A humanização é elemento decisivo para o alcance de melhores índices de adesão dos pacientes ao tratamento e de melhoria das condições de saúde. Ao estimular a inclusão do apoio familiar no plano de cuidados do paciente e, com isso, contribuir para a redução do tempo de internação e do índice de infecção hospitalar, a atenção humanizada também ajuda a reduzir custos e otimizar recursos.
Da mesma forma, ao investir na capacitação e no suporte à saúde física e emocional dos profissionais, garante maior motivação, participação e identificação com o trabalho, diminuindo o estresse, o absenteísmo e a rotatividade dos profissionais.

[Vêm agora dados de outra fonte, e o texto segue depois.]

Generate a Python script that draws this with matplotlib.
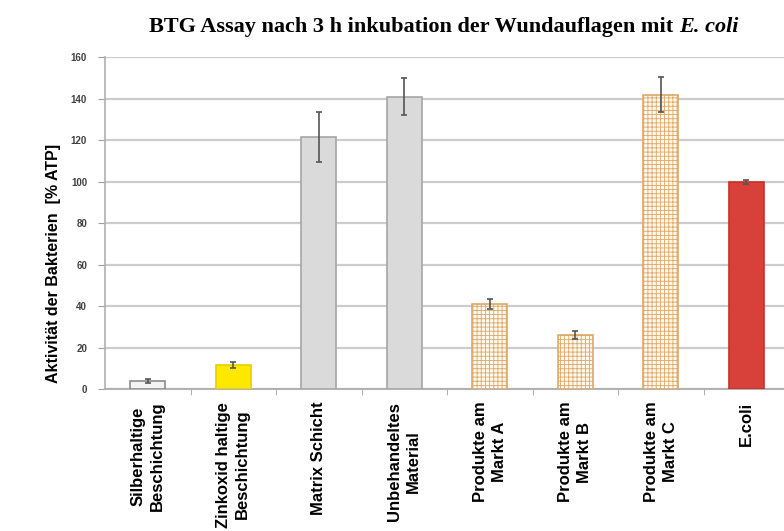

Um balanço dos últimos dez anos de busca de efetivação da humanização como um valor nos serviços de saúde revela que os desafios mais importantes para desenvolvimentos futuros nesse campo são:
1) fazer com que a voz dos usuários não seja minimizada diante do saber científico e da racionalidade burocrática das instituições da saúde, mas possa ser considerada como essencial para a avaliação e o aprimoramento dos serviços;
2) cuidar para que a especialização na medicina não se traduza em uma prática fragmentada do atendimento, mas se associe a uma visão integral e humanizada de cuidado;
3) superar os modelos de gestão verticalizada e pouco participativa, que acabam impedindo a adoção transversal de práticas de atendimento humanizado;
4) ter mecanismos de qualificação e motivação dos profissionais, como plano de carreira e programas de suporte à saúde física e emocional;
5) contribuir para a integração e para a cultura do diálogo e da cooperação nos espaços de regulação do atendimento nos vários níveis da rede;
6) buscar parcerias com escolas, centros sociais e organizações da sociedade civil que ajudem no acolhimento do usuário e na atenção integral destinada a ele.
É preciso abandonar o velho conceito de que humanização se resume a iniciativas pontuais de boa vontade individual. Para ser realmente eficaz, ela precisa se instalar no modo de pensar e agir que permeia todo o atendimento, da gestão à assistência hospitalar.


ELIANA RIBAS é coordenadora do Programa de Humanização do Instituto do Câncer do Estado de São Paulo Octavio Frias de Oliveira. Foi coordenadora do Programa Nacional de Humanização Hospitalar, no Ministério da Saúde, entre 2000 e 2002.